Confesso não ter sentido

Um dia, ao correr por uma estradinha vicinal, dadas as péssimas condições do local, acabei, no afã da emoção, pisando um barro grudento, pedrinhas de cascalho fino entravam-me sola do tênis adentro, tendo um entorse de certa gravidade. E como senti a dor no exato momento! Foi preciso muita fleuma e coragem para continuar a corrida, em passadas mais lentas, até procurar socorro no achego de um hospital. Não me lembro de quem me aconselhou, naquela hora de dor, com estas palavras responsáveis: “doutor Paulo. Você não tem idade para correr tanto. Tente domar a sua vontade de voltar atrás. O senhor não é mais um menino. Embora tenha marcado uma consulta com um pediatra o melhor seria ter ido a um geriatra”.

Mas, como sei que burro velho não pega marcha, continuei na minha desgraça de sonhar ser menino. Apesar de conjecturar mais este um sonho pueril de um sênior ainda pensando estar cônscio do seu discernimento. Estaria?

Meu pai veio a falecer da doença de Alzheimer em meus bracos impávidos de médico. Ele, nos últimos anos de sua produtiva vida de repente se viu privado do tirocínio. Creio que suas células cerebrais foram se perdendo, o cérebro antes brilhante foi atrofiando, até chegar aonde chegou. Não sei se o mesmo caminho me espera. Ah!, se for, que seja feita a vontade do nosso Papai do Céu.

Bem sei que todos nós caminhamos do passado ao presente. O futuro nos espera com sua língua carregada de esperança de que o tal seja ameno.
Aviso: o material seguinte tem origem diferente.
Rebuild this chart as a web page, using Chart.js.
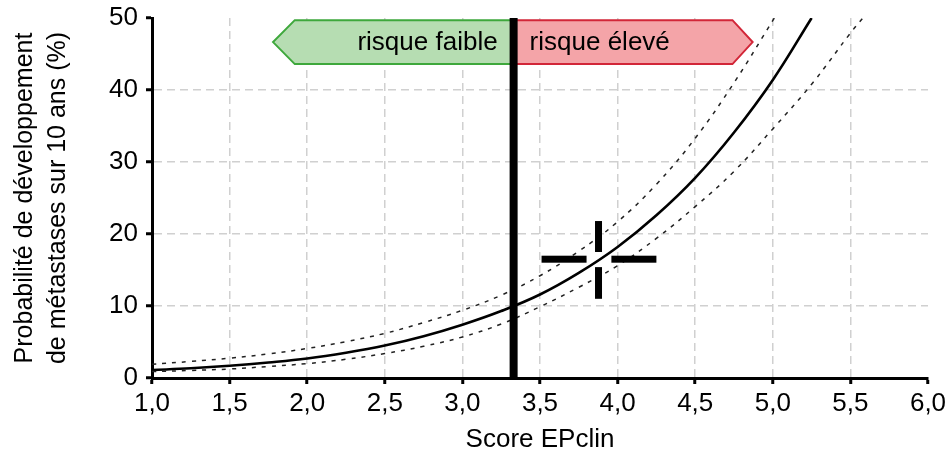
<!DOCTYPE html>
<html>
<head>
<meta charset="utf-8">
<script src="https://cdn.jsdelivr.net/npm/chart.js@4.4.0/dist/chart.umd.min.js"></script>
<style>
  html, body { margin: 0; padding: 0; background: #fff; }
  #wrap { width: 949px; height: 457px; }
</style>
</head>
<body>
<div id="wrap"><canvas id="risk-chart"></canvas></div>
<script>
// courbe centrale
var centralScores = [1.0, 1.25, 1.5, 1.75, 2.0, 2.25, 2.5, 2.75, 3.0, 3.25, 3.5, 3.75, 4.0, 4.25, 4.5, 4.75, 5.0, 5.25];
var centralRisk   = [1.1, 1.35, 1.7, 2.15, 2.7, 3.5, 4.5, 5.8, 7.4, 9.3, 11.6, 14.6, 18.2, 22.6, 27.8, 34.1, 41.4, 50];

// intervalle de confiance (haut / bas)
var upperScores = [1.0, 1.25, 1.5, 1.75, 2.0, 2.25, 2.5, 2.75, 3.0, 3.25, 3.5, 3.75, 4.0, 4.25, 4.5, 4.75, 5.01];
var upperRisk   = [1.9, 2.3, 2.75, 3.35, 4.1, 5.05, 6.2, 7.7, 9.4, 11.5, 14.2, 17.6, 21.7, 26.9, 33.3, 41.0, 50];
var lowerScores = [1.0, 1.25, 1.5, 1.75, 2.0, 2.25, 2.5, 2.75, 3.0, 3.25, 3.5, 3.75, 4.0, 4.25, 4.5, 4.75, 5.0, 5.25, 5.5, 5.58];
var lowerRisk   = [0.9, 1.05, 1.25, 1.6, 2.0, 2.6, 3.4, 4.4, 5.7, 7.5, 9.9, 12.6, 15.6, 19.4, 23.8, 28.7, 34.6, 40.8, 47.9, 50];

// seuil et patient (croix)
var threshold = 3.33;
var patientScore = [3.51, 3.80, 3.96, 4.25]; // segments horizontaux
var patientRisk = [11.0, 15.4, 17.5, 21.8];  // segments verticaux
var patientCenter = [3.877, 16.5];

// bandeau
var bandScores = [1.78, 1.92, 4.74, 4.87];
var bandRisk = [43.6, 49.7];
var bandLabels = ['risque faible', 'risque élevé'];

var xTicks = [1.0, 1.5, 2.0, 2.5, 3.0, 3.5, 4.0, 4.5, 5.0, 5.5, 6.0];
var yTicks = [0, 10, 20, 30, 40, 50];

function toPoints(xs, ys) {
    return xs.map(function (x, i) { return { x: x, y: ys[i] }; });
}

var FONT = '"Liberation Sans", Arial, sans-serif';

var overlayPlugin = {
    id: 'overlay',
    afterDatasetsDraw: function (chart) {
        var ctx = chart.ctx;
        var xs = chart.scales.x, ys = chart.scales.y;
        var area = chart.chartArea;
        var xt = xs.getPixelForValue(threshold);
        var top = ys.getPixelForValue(bandRisk[1]);
        var bot = ys.getPixelForValue(bandRisk[0]);
        var mid = (top + bot) / 2;
        var x0 = xs.getPixelForValue(bandScores[0]);
        var x1 = xs.getPixelForValue(bandScores[1]);
        var x2 = xs.getPixelForValue(bandScores[2]);
        var x3 = xs.getPixelForValue(bandScores[3]);

        ctx.save();
        ctx.lineWidth = 2;
        ctx.lineJoin = 'miter';

        // vert
        ctx.beginPath();
        ctx.moveTo(xt, top);
        ctx.lineTo(x1, top);
        ctx.lineTo(x0, mid);
        ctx.lineTo(x1, bot);
        ctx.lineTo(xt, bot);
        ctx.closePath();
        ctx.fillStyle = 'rgb(182, 221, 178)';
        ctx.fill();
        ctx.strokeStyle = 'rgb(62, 168, 60)';
        ctx.stroke();

        // rouge
        ctx.beginPath();
        ctx.moveTo(xt, top);
        ctx.lineTo(x2, top);
        ctx.lineTo(x3, mid);
        ctx.lineTo(x2, bot);
        ctx.lineTo(xt, bot);
        ctx.closePath();
        ctx.fillStyle = 'rgb(244, 164, 168)';
        ctx.fill();
        ctx.strokeStyle = 'rgb(210, 38, 56)';
        ctx.stroke();

        ctx.fillStyle = '#000';
        ctx.font = '26px ' + FONT;
        ctx.textBaseline = 'middle';
        ctx.textAlign = 'right';
        ctx.fillText(bandLabels[0], xt - 16, mid + 1);
        ctx.textAlign = 'left';
        ctx.fillText(bandLabels[1], xt + 16, mid + 1);

        // seuil
        ctx.fillRect(xt - 4, area.top, 8, area.bottom - area.top);

        // croix
        var cx = xs.getPixelForValue(patientCenter[0]);
        var cy = ys.getPixelForValue(patientCenter[1]);
        var h = 7;
        var a = xs.getPixelForValue(patientScore[0]);
        var b = xs.getPixelForValue(patientScore[1]);
        var c = xs.getPixelForValue(patientScore[2]);
        var d = xs.getPixelForValue(patientScore[3]);
        ctx.fillRect(a, cy - h / 2, b - a, h);
        ctx.fillRect(c, cy - h / 2, d - c, h);
        var e = ys.getPixelForValue(patientRisk[3]);
        var f = ys.getPixelForValue(patientRisk[2]);
        var g = ys.getPixelForValue(patientRisk[1]);
        var k = ys.getPixelForValue(patientRisk[0]);
        ctx.fillRect(cx - h / 2, e, h, f - e);
        ctx.fillRect(cx - h / 2, g, h, k - g);
        ctx.restore();
    }
};

var riskChartNode = document.getElementById('risk-chart').getContext('2d');
var riskChart = new Chart(riskChartNode, {
    type: 'scatter',
    data: {
        datasets: [{
            data: toPoints(upperScores, upperRisk),
            showLine: true,
            borderColor: '#222',
            borderWidth: 1.5,
            borderDash: [4, 6],
            pointRadius: 0,
            tension: 0.4
        }, {
            data: toPoints(lowerScores, lowerRisk),
            showLine: true,
            borderColor: '#222',
            borderWidth: 1.5,
            borderDash: [4, 6],
            pointRadius: 0,
            tension: 0.4
        }, {
            data: toPoints(centralScores, centralRisk),
            showLine: true,
            borderColor: '#000',
            borderWidth: 2.6,
            pointRadius: 0,
            tension: 0.4
        }]
    },
    options: {
        responsive: true,
        maintainAspectRatio: false,
        animation: false,
        layout: {
            padding: { left: 0, top: 18, right: 21, bottom: 2 }
        },
        plugins: {
            legend: { display: false },
            tooltip: { enabled: false }
        },
        scales: {
            x: {
                type: 'linear',
                min: 1,
                max: 6,
                afterBuildTicks: function (scale) {
                    scale.ticks = xTicks.map(function (v) { return { value: v }; });
                },
                afterFit: function (scale) {
                    scale.height = 77;
                    scale.paddingLeft = 0;
                    scale.paddingRight = 0;
                },
                ticks: {
                    autoSkip: false,
                    maxRotation: 0,
                    color: '#000',
                    padding: 4,
                    font: { family: FONT, size: 26 },
                    callback: function (v) { return v.toFixed(1).replace('.', ','); }
                },
                grid: {
                    color: function (c) {
                        var v = c.tick ? c.tick.value : 0;
                        return (v === 1 || v === 6) ? 'rgba(0,0,0,0)' : '#d0d0d0';
                    },
                    lineWidth: 1.5,
                    tickLength: 6,
                    tickWidth: 3,
                    tickColor: '#000'
                },
                border: { color: '#000', width: 3, dash: [8, 5] },
                title: {
                    display: true,
                    text: 'Score EPclin',
                    color: '#000',
                    font: { family: FONT, size: 26 },
                    padding: { top: 0, bottom: 0 }
                }
            },
            y: {
                min: 0,
                max: 50,
                afterBuildTicks: function (scale) {
                    scale.ticks = yTicks.map(function (v) { return { value: v }; });
                },
                afterFit: function (scale) {
                    scale.width = 152;
                    scale.paddingTop = 0;
                    scale.paddingBottom = 0;
                },
                ticks: {
                    color: '#000',
                    padding: 8,
                    font: { family: FONT, size: 26 }
                },
                grid: {
                    color: function (c) {
                        var v = c.tick ? c.tick.value : 0;
                        return (v === 0 || v === 50) ? 'rgba(0,0,0,0)' : '#d0d0d0';
                    },
                    lineWidth: 1.5,
                    tickLength: 6,
                    tickWidth: 3,
                    tickColor: '#000'
                },
                border: { color: '#000', width: 3, dash: [8, 5] },
                title: {
                    display: true,
                    text: ['Probabilité de développement', 'de métastases sur 10 ans (%)'],
                    color: '#000',
                    font: { family: FONT, size: 25, lineHeight: 1.32 },
                    padding: { top: 9, bottom: 0 }
                }
            }
        }
    },
    plugins: [overlayPlugin]
});
</script>
</body>
</html>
Isso de desenvelhecer, caminhar ao revés, não passa de conto da Carochinha. Embora por vezes sinta, dentro de mim, um comichão a me dizer: “Paulo. Não se acanhe em pensar ser menino de novo. As minhas atitudes destemperadas por vezes me dizem que tudo é possível, se a alma não se apequena”.

Ontem foi meu cumpleanos. Dia sete de dezembro faço desaniversário. Por que desaniversário? E não sem o des?

Ao chegar aos mais de cinquenta, já que estou sessenta e oito, os anos correm tão céleres que não somos capazes de contar quantos mais teremos adiante. Daí a minha teimosia em afirmar, mesmo no logro, que, apesar de gozar do privilégio de pagar meia entrada nos cinemas, alguns museus nos facilitam a entrada franca, de andar de ônibus sem pagar tarifa, creio que a idade cada vez mais nada pesa aos meus anos vastos.

Corro agora mais do que dantes. Nado com maior rapidez que aos meus quinze anos. De tempos pra cá retirei as rodinhas brancas da minha bicicleta. E, com o aval dos meus leitores, creio escrever muito melhor que no começo.

Ontem, como disse, completei mais um ano de vida. Dos sessenta e sete subi mais um degrau.

Acordei bem disposto na manhã desse dia chuvoso. Agora, no reloginho do meu computador sofredor, ele assinala sete e quarenta e quatro minutos.

Desci a rua com o guarda- chuva aberto. Ele não impedia de alguns pingos molharem a barra da calça escura que agora uso.

No meio do caminho parei uma linda moça a qual já conhecia. Seu nome é Mirella. Ela, mesmo usando um capote à moda de Chapeuzinho Vermelho, assim que nossas pernas se cruzaram, olhou-me com olhares de brandura e simpatia. Foi quando saquei do meu i-phone sete. E a ela mostrei uma crônica a qual a mesma foi a inspiradora. A moça linda, no meio do passeio, passou a ler meu texto de dois dias passados. E não parou de saboreá-lo até o fim. Não pude deixá-la partir sem acrescentá-la ao meu whatsAp. Agora, na escola onde ela estuda, deve estar se lembrando de mim. Com carinho, tomara.

Ontem estava sessenta e sete. Hoje o relógio dos anos passou a apontar mais um ano de vida. Tomara muitos ainda me esperem. Anos e mais anos mais. Já que a menos não será possível.

Deixo a vocês, leitores, essa confissão nascida durante a descida da rua até aqui. Sei que hoje, oito de dezembro, fiquei um ano mais velho. Mas, bem penso não ter sentido.